### Given task
Print, without altering anything, the lines from the one that holds "Generate a Python" to the one that holds "shapes = []", inclusive. No other lines belong in the output.
##### Material for this task
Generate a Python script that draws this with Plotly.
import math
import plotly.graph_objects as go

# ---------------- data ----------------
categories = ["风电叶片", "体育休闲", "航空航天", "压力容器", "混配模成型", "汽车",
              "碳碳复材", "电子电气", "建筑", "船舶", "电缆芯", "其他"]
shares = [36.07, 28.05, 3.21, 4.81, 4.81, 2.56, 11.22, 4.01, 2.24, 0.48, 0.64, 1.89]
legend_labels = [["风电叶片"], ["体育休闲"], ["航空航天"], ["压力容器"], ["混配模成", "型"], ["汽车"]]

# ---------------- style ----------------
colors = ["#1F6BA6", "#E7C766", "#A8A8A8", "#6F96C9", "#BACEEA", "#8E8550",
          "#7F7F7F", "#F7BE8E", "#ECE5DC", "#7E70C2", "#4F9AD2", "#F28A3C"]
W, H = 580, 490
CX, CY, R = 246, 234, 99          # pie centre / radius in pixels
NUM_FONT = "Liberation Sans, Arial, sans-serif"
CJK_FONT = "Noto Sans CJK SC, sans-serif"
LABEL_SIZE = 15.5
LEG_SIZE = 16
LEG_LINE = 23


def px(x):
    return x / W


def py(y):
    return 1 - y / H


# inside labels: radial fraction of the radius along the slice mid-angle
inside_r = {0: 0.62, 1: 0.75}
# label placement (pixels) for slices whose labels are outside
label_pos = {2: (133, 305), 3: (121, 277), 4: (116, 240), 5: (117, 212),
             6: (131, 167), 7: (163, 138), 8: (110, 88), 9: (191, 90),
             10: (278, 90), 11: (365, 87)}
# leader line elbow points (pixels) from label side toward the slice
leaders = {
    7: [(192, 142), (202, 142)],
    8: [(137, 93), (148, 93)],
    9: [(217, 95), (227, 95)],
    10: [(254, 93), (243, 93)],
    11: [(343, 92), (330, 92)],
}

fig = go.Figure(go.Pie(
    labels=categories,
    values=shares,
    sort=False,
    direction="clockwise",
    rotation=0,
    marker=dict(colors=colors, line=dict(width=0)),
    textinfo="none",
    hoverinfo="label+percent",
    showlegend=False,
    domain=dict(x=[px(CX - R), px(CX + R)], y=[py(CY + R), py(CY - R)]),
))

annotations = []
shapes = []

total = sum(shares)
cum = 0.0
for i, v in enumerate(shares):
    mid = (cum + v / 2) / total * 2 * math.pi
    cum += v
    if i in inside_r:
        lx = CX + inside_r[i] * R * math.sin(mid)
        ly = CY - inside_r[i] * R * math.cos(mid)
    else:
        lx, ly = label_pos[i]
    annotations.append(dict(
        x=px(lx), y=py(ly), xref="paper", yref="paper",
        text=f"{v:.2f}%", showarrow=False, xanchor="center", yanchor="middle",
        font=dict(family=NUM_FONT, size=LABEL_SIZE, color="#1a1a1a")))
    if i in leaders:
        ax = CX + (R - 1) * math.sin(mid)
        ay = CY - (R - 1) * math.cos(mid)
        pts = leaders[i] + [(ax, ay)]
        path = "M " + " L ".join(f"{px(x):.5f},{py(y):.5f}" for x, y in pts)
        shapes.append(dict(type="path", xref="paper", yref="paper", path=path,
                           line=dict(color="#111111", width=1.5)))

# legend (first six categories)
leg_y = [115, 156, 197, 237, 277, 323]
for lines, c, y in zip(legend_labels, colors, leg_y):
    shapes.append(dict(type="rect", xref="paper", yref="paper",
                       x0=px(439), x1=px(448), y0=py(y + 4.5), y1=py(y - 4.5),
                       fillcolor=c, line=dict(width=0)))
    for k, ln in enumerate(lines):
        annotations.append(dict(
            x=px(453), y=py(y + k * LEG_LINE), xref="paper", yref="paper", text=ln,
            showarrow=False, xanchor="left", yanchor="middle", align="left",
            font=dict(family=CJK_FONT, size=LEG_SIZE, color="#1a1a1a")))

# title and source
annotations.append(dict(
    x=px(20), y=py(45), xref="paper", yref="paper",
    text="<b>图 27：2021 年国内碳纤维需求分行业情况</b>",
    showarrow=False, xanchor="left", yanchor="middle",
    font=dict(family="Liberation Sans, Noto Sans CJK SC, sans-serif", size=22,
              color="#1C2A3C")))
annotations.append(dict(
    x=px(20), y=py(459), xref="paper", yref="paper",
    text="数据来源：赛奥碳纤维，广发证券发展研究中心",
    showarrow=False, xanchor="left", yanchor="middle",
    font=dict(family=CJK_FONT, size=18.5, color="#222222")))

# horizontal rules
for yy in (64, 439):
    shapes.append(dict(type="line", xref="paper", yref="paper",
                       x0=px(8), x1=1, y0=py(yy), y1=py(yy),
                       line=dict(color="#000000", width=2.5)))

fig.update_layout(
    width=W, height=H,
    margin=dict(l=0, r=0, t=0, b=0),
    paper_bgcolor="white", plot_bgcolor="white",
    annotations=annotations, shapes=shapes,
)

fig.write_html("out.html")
##########
##### Material for this task
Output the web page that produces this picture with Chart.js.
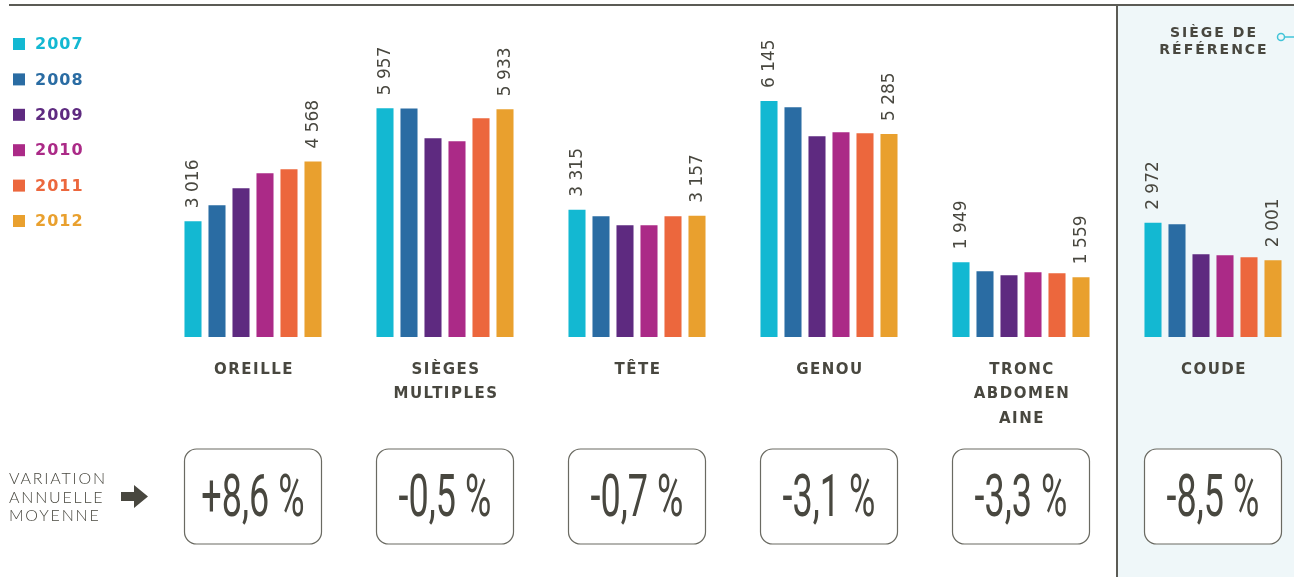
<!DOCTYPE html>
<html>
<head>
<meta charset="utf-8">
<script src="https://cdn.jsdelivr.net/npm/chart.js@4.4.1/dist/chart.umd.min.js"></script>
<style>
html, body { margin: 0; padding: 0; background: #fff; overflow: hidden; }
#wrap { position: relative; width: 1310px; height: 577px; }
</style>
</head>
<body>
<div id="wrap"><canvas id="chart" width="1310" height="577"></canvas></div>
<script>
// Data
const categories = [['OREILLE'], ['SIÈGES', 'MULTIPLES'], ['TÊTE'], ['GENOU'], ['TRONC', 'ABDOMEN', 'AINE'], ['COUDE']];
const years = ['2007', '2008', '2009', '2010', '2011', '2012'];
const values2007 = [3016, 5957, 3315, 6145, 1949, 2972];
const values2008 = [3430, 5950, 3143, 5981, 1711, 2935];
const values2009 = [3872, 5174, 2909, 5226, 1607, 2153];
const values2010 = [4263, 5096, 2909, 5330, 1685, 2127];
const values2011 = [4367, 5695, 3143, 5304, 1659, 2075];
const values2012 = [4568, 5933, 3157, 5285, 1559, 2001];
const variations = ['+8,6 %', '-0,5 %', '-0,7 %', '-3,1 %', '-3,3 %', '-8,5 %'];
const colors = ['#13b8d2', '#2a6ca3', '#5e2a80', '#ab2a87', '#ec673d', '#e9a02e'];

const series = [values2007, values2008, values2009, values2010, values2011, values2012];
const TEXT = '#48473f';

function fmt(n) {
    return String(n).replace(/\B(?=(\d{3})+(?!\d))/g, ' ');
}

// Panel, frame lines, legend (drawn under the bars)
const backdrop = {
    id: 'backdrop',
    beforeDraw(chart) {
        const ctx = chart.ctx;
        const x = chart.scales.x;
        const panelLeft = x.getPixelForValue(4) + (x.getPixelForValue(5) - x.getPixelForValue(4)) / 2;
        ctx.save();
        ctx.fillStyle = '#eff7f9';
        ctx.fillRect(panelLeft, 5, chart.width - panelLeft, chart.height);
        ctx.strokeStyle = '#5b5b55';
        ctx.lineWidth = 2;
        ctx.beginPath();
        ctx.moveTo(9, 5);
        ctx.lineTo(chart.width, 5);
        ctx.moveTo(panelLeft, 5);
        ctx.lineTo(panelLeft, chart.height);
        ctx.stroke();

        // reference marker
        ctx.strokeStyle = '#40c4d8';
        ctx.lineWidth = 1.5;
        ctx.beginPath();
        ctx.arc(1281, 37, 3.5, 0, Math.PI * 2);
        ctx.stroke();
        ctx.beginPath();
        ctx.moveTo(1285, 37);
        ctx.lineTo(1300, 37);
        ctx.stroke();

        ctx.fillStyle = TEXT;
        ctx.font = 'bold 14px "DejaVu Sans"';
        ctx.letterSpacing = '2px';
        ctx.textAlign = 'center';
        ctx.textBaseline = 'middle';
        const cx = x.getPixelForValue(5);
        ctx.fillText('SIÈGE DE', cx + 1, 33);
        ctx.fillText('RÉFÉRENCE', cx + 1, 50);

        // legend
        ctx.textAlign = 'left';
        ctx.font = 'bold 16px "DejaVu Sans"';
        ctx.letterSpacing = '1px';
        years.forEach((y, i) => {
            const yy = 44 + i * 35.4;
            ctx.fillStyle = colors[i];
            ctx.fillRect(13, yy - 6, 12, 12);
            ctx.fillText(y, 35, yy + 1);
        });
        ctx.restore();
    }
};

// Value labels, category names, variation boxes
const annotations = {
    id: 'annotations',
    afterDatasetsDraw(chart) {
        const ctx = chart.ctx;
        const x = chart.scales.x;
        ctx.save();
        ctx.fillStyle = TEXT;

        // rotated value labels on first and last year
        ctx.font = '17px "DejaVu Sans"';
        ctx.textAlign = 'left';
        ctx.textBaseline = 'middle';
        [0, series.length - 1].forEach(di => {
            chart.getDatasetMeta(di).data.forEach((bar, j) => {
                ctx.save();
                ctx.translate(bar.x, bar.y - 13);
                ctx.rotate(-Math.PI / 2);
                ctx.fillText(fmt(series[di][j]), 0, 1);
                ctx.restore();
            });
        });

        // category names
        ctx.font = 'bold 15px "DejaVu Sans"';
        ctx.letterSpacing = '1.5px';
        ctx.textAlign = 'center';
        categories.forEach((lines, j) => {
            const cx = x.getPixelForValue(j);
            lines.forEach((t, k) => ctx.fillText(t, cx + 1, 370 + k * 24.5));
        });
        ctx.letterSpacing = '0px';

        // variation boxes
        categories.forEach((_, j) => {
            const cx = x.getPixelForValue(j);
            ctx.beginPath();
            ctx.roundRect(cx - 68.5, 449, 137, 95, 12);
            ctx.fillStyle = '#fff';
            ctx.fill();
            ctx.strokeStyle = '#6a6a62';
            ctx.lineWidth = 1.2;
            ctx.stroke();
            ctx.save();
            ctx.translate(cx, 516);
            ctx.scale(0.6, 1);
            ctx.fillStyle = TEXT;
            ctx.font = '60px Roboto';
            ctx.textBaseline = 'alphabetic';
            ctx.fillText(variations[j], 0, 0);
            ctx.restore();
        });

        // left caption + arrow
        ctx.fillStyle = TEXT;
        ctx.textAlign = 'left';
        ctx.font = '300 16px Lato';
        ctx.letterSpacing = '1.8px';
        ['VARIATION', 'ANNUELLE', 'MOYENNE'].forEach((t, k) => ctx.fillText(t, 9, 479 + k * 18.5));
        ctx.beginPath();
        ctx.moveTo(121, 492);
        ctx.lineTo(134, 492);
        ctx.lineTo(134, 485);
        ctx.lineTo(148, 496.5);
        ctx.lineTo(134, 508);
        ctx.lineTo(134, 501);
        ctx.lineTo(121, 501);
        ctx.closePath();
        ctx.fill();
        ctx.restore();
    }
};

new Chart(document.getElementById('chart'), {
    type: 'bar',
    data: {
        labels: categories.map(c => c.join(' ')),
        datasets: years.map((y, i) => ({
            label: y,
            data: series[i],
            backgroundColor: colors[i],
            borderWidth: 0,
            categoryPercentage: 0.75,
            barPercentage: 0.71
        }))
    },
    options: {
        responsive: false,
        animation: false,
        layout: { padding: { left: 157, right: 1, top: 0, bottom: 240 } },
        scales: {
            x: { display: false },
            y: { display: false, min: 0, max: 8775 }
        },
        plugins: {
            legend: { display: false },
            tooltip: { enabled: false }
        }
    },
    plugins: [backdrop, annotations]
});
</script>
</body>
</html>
##########
### Exercise solution
Generate a Python script that draws this with Plotly.
import math
import plotly.graph_objects as go

# ---------------- data ----------------
categories = ["风电叶片", "体育休闲", "航空航天", "压力容器", "混配模成型", "汽车",
              "碳碳复材", "电子电气", "建筑", "船舶", "电缆芯", "其他"]
shares = [36.07, 28.05, 3.21, 4.81, 4.81, 2.56, 11.22, 4.01, 2.24, 0.48, 0.64, 1.89]
legend_labels = [["风电叶片"], ["体育休闲"], ["航空航天"], ["压力容器"], ["混配模成", "型"], ["汽车"]]

# ---------------- style ----------------
colors = ["#1F6BA6", "#E7C766", "#A8A8A8", "#6F96C9", "#BACEEA", "#8E8550",
          "#7F7F7F", "#F7BE8E", "#ECE5DC", "#7E70C2", "#4F9AD2", "#F28A3C"]
W, H = 580, 490
CX, CY, R = 246, 234, 99          # pie centre / radius in pixels
NUM_FONT = "Liberation Sans, Arial, sans-serif"
CJK_FONT = "Noto Sans CJK SC, sans-serif"
LABEL_SIZE = 15.5
LEG_SIZE = 16
LEG_LINE = 23


def px(x):
    return x / W


def py(y):
    return 1 - y / H


# inside labels: radial fraction of the radius along the slice mid-angle
inside_r = {0: 0.62, 1: 0.75}
# label placement (pixels) for slices whose labels are outside
label_pos = {2: (133, 305), 3: (121, 277), 4: (116, 240), 5: (117, 212),
             6: (131, 167), 7: (163, 138), 8: (110, 88), 9: (191, 90),
             10: (278, 90), 11: (365, 87)}
# leader line elbow points (pixels) from label side toward the slice
leaders = {
    7: [(192, 142), (202, 142)],
    8: [(137, 93), (148, 93)],
    9: [(217, 95), (227, 95)],
    10: [(254, 93), (243, 93)],
    11: [(343, 92), (330, 92)],
}

fig = go.Figure(go.Pie(
    labels=categories,
    values=shares,
    sort=False,
    direction="clockwise",
    rotation=0,
    marker=dict(colors=colors, line=dict(width=0)),
    textinfo="none",
    hoverinfo="label+percent",
    showlegend=False,
    domain=dict(x=[px(CX - R), px(CX + R)], y=[py(CY + R), py(CY - R)]),
))

annotations = []
shapes = []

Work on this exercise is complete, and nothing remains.